The title track finds Lynch talking in a high-pitched boy’s voice as he describes a backyard bacchanalia. “Pauley had a red shirt… Suzy had hers off completely… Buddy screamed so loud, he spit,” Lynch nearly whines, against a lurching backdrop of threatening blues, disturbing guitar interruptions, and constant moans. He could almost be a maniac describing a massacre, but more likely, he’s an actual kid, cheerfully trying to come to terms with the mysterious goings-on he witnessed at a teenagers’ beer bash.
He’s definitely playing an adult, and a disturbed one, in “Football Game” (“I saw you with another man/You better run, baby, I hope you can”), “These Are My Friends” (“I got a prescription for a problem, keeps the hounds at bay”), and “Speed Roadster” (“I know you f—ed Al/He’s supposed to be my pal… I might be stalkin’ you”). These are definitely the white man’s blues, with Lynch sounding more like Emo Phillips than Esther Phillips.
It’s not all such primal stuff. David does disco a couple of times, including the single, “Good Day Today,” where he sings through a heavily processed Vocoder-type device over a techno beat. “I want to have a good day today,” he repeats, as poppily as possible, unlikely as it is that this will ever replace Black Eyed Peas’ “I Gotta Feeling” in the public’s celebratory lexicon.
There’s a sameness to the musical bed and feeling of a lot of the other tracks, so it’s a relief to come upon the album’s most oddball number, “Strange and Unproductive Thinking,” an all-electronic rant which has Lynch reciting a run-on sentence that lasts for seven and a half amusing minutes.
It’s in “Strange and Unproductive Thinking” that we may get the best glimpse of the Lynch who is kind of kidding and dead-serious all at once.
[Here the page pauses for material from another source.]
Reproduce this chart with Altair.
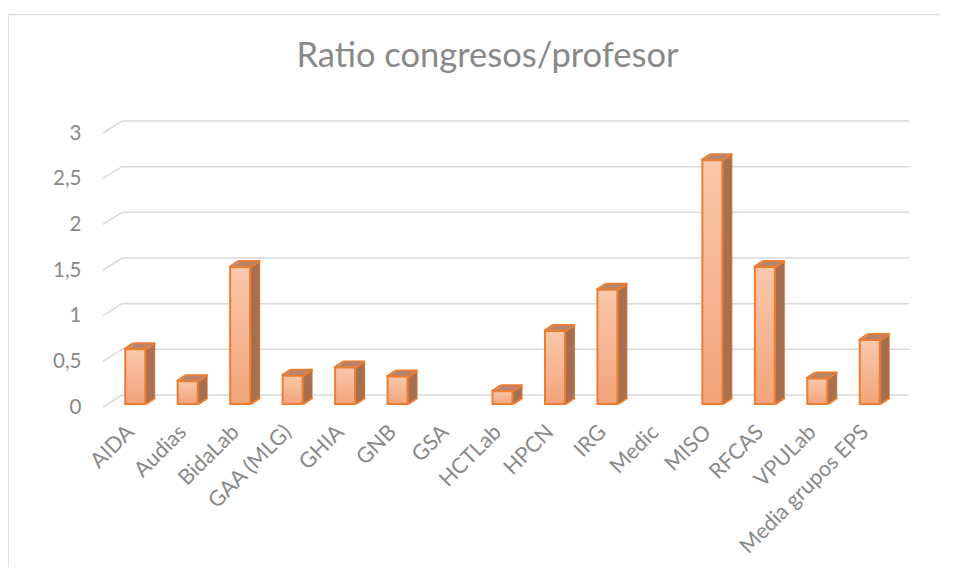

For most of the stream of consciousness, he’s offering theories about higher consciousness and inner peace that sound like they could be right out of a TM handbook. But more than five minutes in, he starts relating all this highfalutin' idealism to… dentistry.
The song wraps up with Lynch taking note of “the idea that plaque could appear upon the surface of the teeth and negative occurrences follow such as the hideous odors emitted from the oral cavity… and the possibility of the breaking of relationships based upon the idea of negative distortion of the mouth, for teeth, while not necessarily considered one of the primary building blocks of happiness, can in fact become a small sore, festering and transferring negative energies to the once quiet and peaceful mind, giving it over to strange and unproductive thinking.”
There’s hardly a doubt he knows how funny this is — well, for a certain sense of humor — or that it’s also a serious theory he’s given weight to. So if he can marry mental and dental health, maybe combining meditation with sinister themes isn’t so contradictory after all.
If you’re a fan — and, quite honestly, probably only if you’re already a fan — then the album offers an empire of the mind that’s more worth the trip than, you know, “Inland Empire.” But, having gotten this intriguing oddity out of his system, could he please make another, possibly rabbit-free film now?